Le choix a consisté à assumer de conduire une politique orientant la façon de produire tout en acceptant une certaine diversité, puisque les États membres ont toujours eu la latitude d'améliorer ou de durcir certains aspects de la PAC. Cela a abouti à une multiplicité de modèles agricoles. Des quotas ont été fixés, puis on a relibéralisé le marché et supprimé des volumes de production, ce qui a déstabilisé le système, en premier lieu la filière laitière. En effet, malgré l'instauration de quotas, certains pays avaient laissé se développer des exploitations qui produisaient de gros volumes, limitant les coûts de manière impressionnante. Quand les quotas ont disparu, les agriculteurs français, dont les exploitations étaient petites en comparaison, se sont trouvés face à des structures dont les coûts de production défiaient largement les leurs.
Depuis les années 2000, la PAC tend plutôt à compenser les efforts environnementaux demandés aux agriculteurs. Cela semblait louable et raisonnable puisque l'agriculture dépend de l'environnement et que, la population augmentant, celui-ci est de plus en plus affecté. Pour limiter l'impact, il s'agissait de soutenir les agriculteurs afin qu'ils demeurent compétitifs face aux pays qui ne font pas les mêmes choix agricoles visant à préserver l'environnement.
Selon nous, l'erreur a été d'oublier que pour réorienter les budgets de la PAC, en ne finançant plus la régulation du prix aux consommateurs, il fallait que ce dernier augmente.

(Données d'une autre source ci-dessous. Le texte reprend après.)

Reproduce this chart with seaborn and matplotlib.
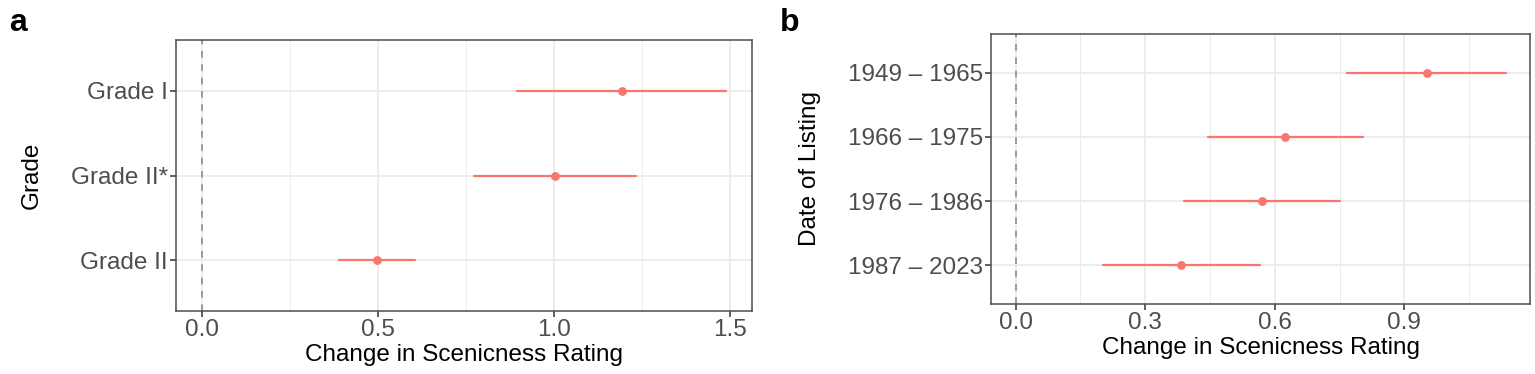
import numpy as np
import pandas as pd
import matplotlib
matplotlib.use("Agg")
import matplotlib.pyplot as plt
from matplotlib.ticker import MultipleLocator, FixedLocator
import seaborn as sns

# ---- data ----
grade_cats = ["Grade I", "Grade II*", "Grade II"]
grade_est = [1.192, 1.002, 0.496]
grade_lo = [0.895, 0.773, 0.388]
grade_hi = [1.488, 1.233, 0.605]
grade_xticks = [0.0, 0.5, 1.0, 1.5]

date_cats = ["1949 \u2013 1965", "1966 \u2013 1975", "1976 \u2013 1986", "1987 \u2013 2023"]
date_est = [0.952, 0.624, 0.571, 0.384]
date_lo = [0.768, 0.445, 0.390, 0.202]
date_hi = [1.134, 0.804, 0.751, 0.566]
date_xticks = [0.0, 0.3, 0.6, 0.9]

RED = "#F8766D"
FS = 17.5

sns.set_theme(style="white")
plt.rcParams["font.family"] = ["Liberation Sans", "DejaVu Sans"]


def long_frame(cats, est, lo, hi):
    rows = []
    for c, e, l, h in zip(cats, est, lo, hi):
        for v in (l, e, h):
            rows.append({"cat": c, "val": v})
    return pd.DataFrame(rows)


def panel(ax, cats, est, lo, hi, xticks, minor_step, ylabel, ylabelpad):
    df = long_frame(cats, est, lo, hi)
    sns.pointplot(data=df, x="val", y="cat", order=cats, orient="h",
                  estimator="median", errorbar=lambda x: (x.min(), x.max()),
                  color=RED, linestyle="none", markersize=4.3,
                  err_kws={"linewidth": 1.6}, ax=ax, zorder=5)
    n = len(cats)
    ax.set_ylim(n - 1 + 0.6, -0.6)
    xmax = max(hi)
    pad = 0.05 * xmax
    ax.set_xlim(-pad, xmax + pad)
    ax.xaxis.set_major_locator(FixedLocator(xticks))
    ax.xaxis.set_minor_locator(MultipleLocator(minor_step))
    ax.set_xticklabels([f"{t:.1f}" for t in xticks])
    ax.grid(True, which="major", axis="both", color="#EBEBEB", linewidth=1.3, zorder=0)
    ax.grid(True, which="minor", axis="x", color="#EBEBEB", linewidth=0.7, zorder=0)
    ax.set_axisbelow(True)
    ax.axvline(0, color="#8C8C8C", linestyle=(0, (4, 4)), linewidth=1.2, zorder=2)
    for s in ax.spines.values():
        s.set_visible(True)
        s.set_color("#4D4D4D")
        s.set_linewidth(1.1)
    ax.tick_params(axis="both", which="major", length=4, width=1.1, color="#333333",
                   labelsize=FS, labelcolor="#4D4D4D", direction="out", pad=2,
                   bottom=True, left=True)
    ax.tick_params(axis="x", which="minor", length=0)
    ax.set_xlabel("Change in Scenicness Rating", fontsize=FS, color="black", labelpad=2)
    ax.set_ylabel(ylabel, fontsize=FS, color="black", labelpad=ylabelpad)


fig = plt.figure(figsize=(15.35, 3.74), dpi=100)
ax1 = fig.add_axes([176 / 1535, (374 - 311) / 374, 576 / 1535, 271 / 374])
ax2 = fig.add_axes([991 / 1535, (374 - 304) / 374, 539 / 1535, 270 / 374])

panel(ax1, grade_cats, grade_est, grade_lo, grade_hi, grade_xticks, 0.25, "Grade", 20)
panel(ax2, date_cats, date_est, date_lo, date_hi, date_xticks, 0.15, "Date of Listing", 19)

fig.text(9 / 1535, 1 - 31 / 374, "a", fontsize=23, fontweight="bold", color="black",
         va="baseline", ha="left")
fig.text(780 / 1535, 1 - 31 / 374, "b", fontsize=23, fontweight="bold", color="black",
         va="baseline", ha="left")

fig.savefig("out.png", dpi=100, facecolor="white")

Or cela n'a pas marché. D'autres pays y sont parvenus parce qu'ils ont maintenu un faible coût social du travail. Je ne dis pas que c'est bien et je ne crois pas qu'en France les gens veuillent remettre en cause le niveau social, par exemple la rémunération du travail et l'accès aux soins, que certains jugent encore insuffisant. Quoi qu'il en soit, avec un coût horaire de la main-d'œuvre bien plus faible que le nôtre, ces pays nous imposent une compétition injuste.
Ainsi, certaines réformes nous ont déconnectés de la réalité du marché. On a continué à orienter la PAC de façon à influencer le modèle agricole, mais en décorrélant ce dernier de la réalité économique des entreprises. Cela nous a menés dans la situation que nous connaissons : les aides soutiennent les efforts environnementaux, et c'est tant mieux, mais comme la rémunération et les prix n'ont pas augmenté, le système économique ne tient plus. Même si le budget a été maintenu lors de la dernière négociation, l'inflation implique une baisse des compensations dans les exploitations.